* _What is asked_
Copy the listing below line for line, starting at its first line and ending with the line that has "const xTicks = [0, 100, 200, 300, 400, 500, 600, 700];" in it. Add nothing.

(Plotting code records)
○ ○ ○

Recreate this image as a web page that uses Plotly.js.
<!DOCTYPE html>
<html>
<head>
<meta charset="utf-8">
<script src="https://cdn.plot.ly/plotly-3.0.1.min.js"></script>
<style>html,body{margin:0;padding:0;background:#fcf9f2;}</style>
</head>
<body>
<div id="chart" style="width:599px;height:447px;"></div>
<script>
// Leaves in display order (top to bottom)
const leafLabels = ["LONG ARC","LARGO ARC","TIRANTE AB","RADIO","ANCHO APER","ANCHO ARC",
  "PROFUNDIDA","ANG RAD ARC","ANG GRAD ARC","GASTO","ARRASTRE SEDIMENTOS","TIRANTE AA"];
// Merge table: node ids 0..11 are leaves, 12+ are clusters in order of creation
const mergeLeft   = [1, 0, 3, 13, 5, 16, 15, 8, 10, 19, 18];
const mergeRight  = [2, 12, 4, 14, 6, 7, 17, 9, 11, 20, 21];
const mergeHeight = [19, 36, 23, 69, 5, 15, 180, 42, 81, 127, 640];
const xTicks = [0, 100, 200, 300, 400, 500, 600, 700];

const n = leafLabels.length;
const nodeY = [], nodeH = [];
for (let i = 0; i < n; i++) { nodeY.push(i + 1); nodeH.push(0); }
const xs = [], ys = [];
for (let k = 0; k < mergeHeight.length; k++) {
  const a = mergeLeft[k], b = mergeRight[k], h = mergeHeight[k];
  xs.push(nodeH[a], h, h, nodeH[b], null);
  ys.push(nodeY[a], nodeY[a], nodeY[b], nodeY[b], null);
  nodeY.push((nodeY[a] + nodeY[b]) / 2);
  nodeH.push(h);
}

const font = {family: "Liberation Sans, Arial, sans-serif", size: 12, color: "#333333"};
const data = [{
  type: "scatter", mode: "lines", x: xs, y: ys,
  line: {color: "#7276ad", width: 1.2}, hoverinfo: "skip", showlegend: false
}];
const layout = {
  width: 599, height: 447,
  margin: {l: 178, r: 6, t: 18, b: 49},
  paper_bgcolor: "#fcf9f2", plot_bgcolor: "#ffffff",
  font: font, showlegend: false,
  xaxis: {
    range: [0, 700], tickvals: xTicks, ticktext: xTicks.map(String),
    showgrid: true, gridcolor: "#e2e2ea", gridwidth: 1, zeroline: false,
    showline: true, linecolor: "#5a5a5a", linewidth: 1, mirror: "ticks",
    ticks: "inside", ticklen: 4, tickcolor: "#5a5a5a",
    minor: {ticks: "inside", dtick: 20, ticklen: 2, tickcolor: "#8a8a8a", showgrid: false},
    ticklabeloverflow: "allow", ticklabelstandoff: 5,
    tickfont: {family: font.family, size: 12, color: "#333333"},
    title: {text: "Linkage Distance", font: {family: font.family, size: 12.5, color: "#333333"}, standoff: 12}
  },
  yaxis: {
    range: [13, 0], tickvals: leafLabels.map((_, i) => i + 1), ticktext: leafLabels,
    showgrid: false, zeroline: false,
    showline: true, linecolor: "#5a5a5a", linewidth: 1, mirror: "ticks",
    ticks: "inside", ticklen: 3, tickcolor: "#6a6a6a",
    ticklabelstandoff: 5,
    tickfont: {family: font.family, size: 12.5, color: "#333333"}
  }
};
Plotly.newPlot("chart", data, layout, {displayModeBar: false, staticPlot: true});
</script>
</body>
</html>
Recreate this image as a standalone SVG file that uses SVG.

○ ○ ○

* _Output for this task_
Recreate this image as a web page that uses Plotly.js.
<!DOCTYPE html>
<html>
<head>
<meta charset="utf-8">
<script src="https://cdn.plot.ly/plotly-3.0.1.min.js"></script>
<style>html,body{margin:0;padding:0;background:#fcf9f2;}</style>
</head>
<body>
<div id="chart" style="width:599px;height:447px;"></div>
<script>
// Leaves in display order (top to bottom)
const leafLabels = ["LONG ARC","LARGO ARC","TIRANTE AB","RADIO","ANCHO APER","ANCHO ARC",
  "PROFUNDIDA","ANG RAD ARC","ANG GRAD ARC","GASTO","ARRASTRE SEDIMENTOS","TIRANTE AA"];
// Merge table: node ids 0..11 are leaves, 12+ are clusters in order of creation
const mergeLeft   = [1, 0, 3, 13, 5, 16, 15, 8, 10, 19, 18];
const mergeRight  = [2, 12, 4, 14, 6, 7, 17, 9, 11, 20, 21];
const mergeHeight = [19, 36, 23, 69, 5, 15, 180, 42, 81, 127, 640];
const xTicks = [0, 100, 200, 300, 400, 500, 600, 700];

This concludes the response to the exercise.